Dataset content:
-------------------------

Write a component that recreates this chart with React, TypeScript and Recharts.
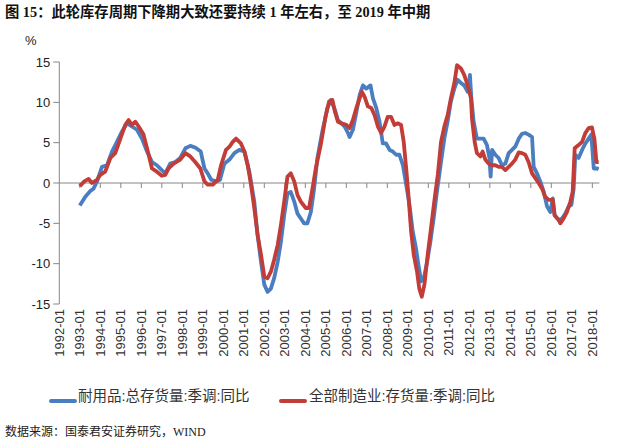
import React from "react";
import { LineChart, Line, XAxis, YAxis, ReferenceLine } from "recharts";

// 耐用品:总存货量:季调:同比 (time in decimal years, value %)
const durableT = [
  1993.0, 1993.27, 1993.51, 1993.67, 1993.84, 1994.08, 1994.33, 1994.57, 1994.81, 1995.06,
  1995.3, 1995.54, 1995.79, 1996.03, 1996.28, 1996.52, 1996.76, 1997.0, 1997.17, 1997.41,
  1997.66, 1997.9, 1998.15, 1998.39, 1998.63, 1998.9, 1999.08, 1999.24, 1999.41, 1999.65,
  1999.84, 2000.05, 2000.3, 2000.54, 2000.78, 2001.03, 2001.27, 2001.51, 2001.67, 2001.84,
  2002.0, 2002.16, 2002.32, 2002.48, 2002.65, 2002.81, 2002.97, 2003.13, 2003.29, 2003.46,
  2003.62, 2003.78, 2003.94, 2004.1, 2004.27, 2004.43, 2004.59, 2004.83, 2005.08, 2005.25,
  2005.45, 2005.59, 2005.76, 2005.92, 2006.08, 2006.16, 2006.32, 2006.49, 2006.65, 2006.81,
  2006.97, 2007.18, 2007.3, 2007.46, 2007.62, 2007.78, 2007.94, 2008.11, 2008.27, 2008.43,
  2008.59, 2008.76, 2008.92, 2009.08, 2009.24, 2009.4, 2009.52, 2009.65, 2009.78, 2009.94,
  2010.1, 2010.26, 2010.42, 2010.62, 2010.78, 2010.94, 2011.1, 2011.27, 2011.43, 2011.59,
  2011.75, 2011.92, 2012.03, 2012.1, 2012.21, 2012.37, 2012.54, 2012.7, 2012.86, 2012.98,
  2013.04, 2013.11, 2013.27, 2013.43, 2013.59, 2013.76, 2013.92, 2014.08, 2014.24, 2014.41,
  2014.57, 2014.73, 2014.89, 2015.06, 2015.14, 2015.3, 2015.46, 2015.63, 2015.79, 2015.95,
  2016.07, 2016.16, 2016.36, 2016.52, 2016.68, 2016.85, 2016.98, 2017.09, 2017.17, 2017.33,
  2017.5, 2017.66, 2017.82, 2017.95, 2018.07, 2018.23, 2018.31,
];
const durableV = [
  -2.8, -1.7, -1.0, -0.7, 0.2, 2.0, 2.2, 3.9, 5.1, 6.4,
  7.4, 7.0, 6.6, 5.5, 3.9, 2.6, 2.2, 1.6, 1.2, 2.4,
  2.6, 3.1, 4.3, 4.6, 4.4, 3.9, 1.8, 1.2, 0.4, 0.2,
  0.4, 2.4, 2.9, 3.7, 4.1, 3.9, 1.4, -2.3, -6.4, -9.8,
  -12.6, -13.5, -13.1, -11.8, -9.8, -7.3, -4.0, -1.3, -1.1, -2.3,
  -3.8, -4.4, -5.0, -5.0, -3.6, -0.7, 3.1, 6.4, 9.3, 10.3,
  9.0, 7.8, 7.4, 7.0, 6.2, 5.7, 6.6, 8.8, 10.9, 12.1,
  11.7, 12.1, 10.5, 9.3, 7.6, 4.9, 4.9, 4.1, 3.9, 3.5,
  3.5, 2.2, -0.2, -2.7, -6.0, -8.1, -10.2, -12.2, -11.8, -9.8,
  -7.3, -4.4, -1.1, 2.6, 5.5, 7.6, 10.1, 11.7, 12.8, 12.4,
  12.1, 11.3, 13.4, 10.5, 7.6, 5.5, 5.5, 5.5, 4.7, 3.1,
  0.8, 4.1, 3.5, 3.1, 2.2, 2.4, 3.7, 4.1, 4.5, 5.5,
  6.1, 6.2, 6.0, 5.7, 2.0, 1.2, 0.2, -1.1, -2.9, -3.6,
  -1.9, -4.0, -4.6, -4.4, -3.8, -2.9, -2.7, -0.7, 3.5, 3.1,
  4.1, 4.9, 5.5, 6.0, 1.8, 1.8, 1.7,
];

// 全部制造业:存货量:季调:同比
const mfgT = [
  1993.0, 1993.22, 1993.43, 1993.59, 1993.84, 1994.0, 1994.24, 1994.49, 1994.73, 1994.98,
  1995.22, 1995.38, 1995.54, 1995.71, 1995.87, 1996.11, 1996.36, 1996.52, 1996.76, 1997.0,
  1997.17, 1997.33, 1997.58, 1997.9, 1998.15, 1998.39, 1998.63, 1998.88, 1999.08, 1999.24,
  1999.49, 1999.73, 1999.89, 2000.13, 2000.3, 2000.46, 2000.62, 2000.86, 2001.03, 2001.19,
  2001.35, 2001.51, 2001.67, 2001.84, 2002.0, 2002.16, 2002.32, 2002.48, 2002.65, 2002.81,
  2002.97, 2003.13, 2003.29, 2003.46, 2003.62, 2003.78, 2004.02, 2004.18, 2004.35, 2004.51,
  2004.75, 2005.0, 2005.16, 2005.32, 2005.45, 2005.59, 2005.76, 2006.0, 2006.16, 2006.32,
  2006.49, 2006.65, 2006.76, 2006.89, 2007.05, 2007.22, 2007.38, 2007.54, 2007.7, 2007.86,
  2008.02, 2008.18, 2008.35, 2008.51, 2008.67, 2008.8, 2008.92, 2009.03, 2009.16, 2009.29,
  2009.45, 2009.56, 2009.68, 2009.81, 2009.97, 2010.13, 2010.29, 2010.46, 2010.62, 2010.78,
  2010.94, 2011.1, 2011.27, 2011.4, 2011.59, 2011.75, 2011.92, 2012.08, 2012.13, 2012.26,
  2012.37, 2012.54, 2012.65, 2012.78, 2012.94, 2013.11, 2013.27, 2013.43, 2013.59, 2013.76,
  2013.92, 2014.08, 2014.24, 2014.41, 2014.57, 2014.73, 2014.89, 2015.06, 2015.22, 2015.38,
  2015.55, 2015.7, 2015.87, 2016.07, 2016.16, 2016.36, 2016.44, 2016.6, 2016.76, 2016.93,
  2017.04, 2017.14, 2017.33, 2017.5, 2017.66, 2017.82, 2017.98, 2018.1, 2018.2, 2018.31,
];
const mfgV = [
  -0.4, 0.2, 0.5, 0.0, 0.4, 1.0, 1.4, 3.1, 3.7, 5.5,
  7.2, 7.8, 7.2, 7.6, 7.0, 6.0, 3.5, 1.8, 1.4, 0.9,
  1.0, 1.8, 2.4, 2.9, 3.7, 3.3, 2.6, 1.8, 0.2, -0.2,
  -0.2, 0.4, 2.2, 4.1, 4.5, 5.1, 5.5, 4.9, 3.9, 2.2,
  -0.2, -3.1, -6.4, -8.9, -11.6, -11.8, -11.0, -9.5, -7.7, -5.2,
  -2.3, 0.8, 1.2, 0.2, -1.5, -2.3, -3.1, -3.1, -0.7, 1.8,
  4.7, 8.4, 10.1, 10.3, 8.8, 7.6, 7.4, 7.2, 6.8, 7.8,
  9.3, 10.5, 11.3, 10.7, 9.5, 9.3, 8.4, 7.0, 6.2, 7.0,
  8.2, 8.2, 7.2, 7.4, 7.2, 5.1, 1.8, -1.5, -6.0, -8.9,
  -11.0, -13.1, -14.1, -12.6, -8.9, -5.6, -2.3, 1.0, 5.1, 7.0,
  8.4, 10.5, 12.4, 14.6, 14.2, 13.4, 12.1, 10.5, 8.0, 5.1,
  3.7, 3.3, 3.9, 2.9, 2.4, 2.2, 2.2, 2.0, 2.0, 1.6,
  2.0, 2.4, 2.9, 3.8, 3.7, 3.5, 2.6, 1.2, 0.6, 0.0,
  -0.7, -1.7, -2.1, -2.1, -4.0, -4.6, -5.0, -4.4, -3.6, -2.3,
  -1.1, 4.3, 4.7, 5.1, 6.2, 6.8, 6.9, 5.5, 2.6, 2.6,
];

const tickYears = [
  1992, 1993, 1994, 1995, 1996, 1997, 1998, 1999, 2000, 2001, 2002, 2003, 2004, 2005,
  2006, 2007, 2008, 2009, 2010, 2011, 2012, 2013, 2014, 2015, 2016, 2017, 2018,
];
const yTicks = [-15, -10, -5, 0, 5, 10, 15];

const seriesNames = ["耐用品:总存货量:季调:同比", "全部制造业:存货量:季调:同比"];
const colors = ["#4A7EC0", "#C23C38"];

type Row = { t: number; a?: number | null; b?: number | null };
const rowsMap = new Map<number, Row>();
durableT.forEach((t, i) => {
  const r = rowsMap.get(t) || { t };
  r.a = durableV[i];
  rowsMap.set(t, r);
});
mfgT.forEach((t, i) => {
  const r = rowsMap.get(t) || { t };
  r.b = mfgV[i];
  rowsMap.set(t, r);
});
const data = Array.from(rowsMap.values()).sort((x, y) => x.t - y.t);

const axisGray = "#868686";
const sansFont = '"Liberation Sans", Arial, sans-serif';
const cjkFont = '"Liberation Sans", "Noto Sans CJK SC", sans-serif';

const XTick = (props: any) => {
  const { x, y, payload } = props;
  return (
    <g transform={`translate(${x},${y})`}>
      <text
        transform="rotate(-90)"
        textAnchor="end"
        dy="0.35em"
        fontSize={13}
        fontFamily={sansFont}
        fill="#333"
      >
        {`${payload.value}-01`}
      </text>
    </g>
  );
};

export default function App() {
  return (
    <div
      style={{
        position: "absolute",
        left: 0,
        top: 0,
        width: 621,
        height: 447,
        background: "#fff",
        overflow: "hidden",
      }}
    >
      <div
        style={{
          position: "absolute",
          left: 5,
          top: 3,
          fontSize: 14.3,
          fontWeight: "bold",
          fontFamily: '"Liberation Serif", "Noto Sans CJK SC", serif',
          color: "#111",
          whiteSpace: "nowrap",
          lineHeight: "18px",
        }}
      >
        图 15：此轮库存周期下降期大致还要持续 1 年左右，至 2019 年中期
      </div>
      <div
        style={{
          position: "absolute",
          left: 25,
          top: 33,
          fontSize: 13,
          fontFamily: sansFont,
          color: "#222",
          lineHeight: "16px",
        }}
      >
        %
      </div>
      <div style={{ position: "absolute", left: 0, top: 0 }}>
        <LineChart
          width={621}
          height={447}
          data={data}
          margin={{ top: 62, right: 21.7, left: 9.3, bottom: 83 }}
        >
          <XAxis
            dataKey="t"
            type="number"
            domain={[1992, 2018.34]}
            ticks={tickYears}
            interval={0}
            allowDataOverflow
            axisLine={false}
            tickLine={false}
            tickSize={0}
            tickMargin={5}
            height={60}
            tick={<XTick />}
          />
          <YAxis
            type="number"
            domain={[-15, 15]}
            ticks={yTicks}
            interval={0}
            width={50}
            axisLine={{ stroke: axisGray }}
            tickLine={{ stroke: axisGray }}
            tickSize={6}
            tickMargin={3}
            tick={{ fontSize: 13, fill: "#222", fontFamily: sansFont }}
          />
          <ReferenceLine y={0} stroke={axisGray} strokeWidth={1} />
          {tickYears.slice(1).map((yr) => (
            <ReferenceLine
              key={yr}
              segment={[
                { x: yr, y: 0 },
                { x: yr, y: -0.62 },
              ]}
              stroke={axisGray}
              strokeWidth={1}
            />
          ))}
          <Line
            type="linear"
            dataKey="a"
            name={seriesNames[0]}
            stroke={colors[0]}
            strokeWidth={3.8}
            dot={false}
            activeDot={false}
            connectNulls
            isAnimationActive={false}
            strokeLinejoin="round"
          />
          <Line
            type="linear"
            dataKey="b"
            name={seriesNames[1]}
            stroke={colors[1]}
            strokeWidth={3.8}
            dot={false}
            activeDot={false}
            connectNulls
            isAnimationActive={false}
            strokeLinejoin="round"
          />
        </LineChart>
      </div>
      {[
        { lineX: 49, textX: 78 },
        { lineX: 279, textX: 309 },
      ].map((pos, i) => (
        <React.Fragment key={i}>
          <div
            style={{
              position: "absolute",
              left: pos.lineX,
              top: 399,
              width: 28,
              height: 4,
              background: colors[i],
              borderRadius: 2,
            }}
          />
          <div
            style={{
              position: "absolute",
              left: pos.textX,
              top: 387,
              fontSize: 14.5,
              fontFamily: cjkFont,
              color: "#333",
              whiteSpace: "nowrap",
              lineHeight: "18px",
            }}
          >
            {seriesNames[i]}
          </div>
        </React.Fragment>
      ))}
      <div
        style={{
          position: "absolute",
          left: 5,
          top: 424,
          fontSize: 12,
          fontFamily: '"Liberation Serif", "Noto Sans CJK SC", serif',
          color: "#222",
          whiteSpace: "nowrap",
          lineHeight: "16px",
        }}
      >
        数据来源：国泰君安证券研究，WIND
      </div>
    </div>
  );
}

-------------------------

Problem description: From the first line above down to the line with "XAxis, YAxis, ReferenceLine", reproduce every line and no others, omitting pictures.

Solution to the exercise:
Write a component that recreates this chart with React, TypeScript and Recharts.
import React from "react";
import { LineChart, Line, XAxis, YAxis, ReferenceLine } from "recharts";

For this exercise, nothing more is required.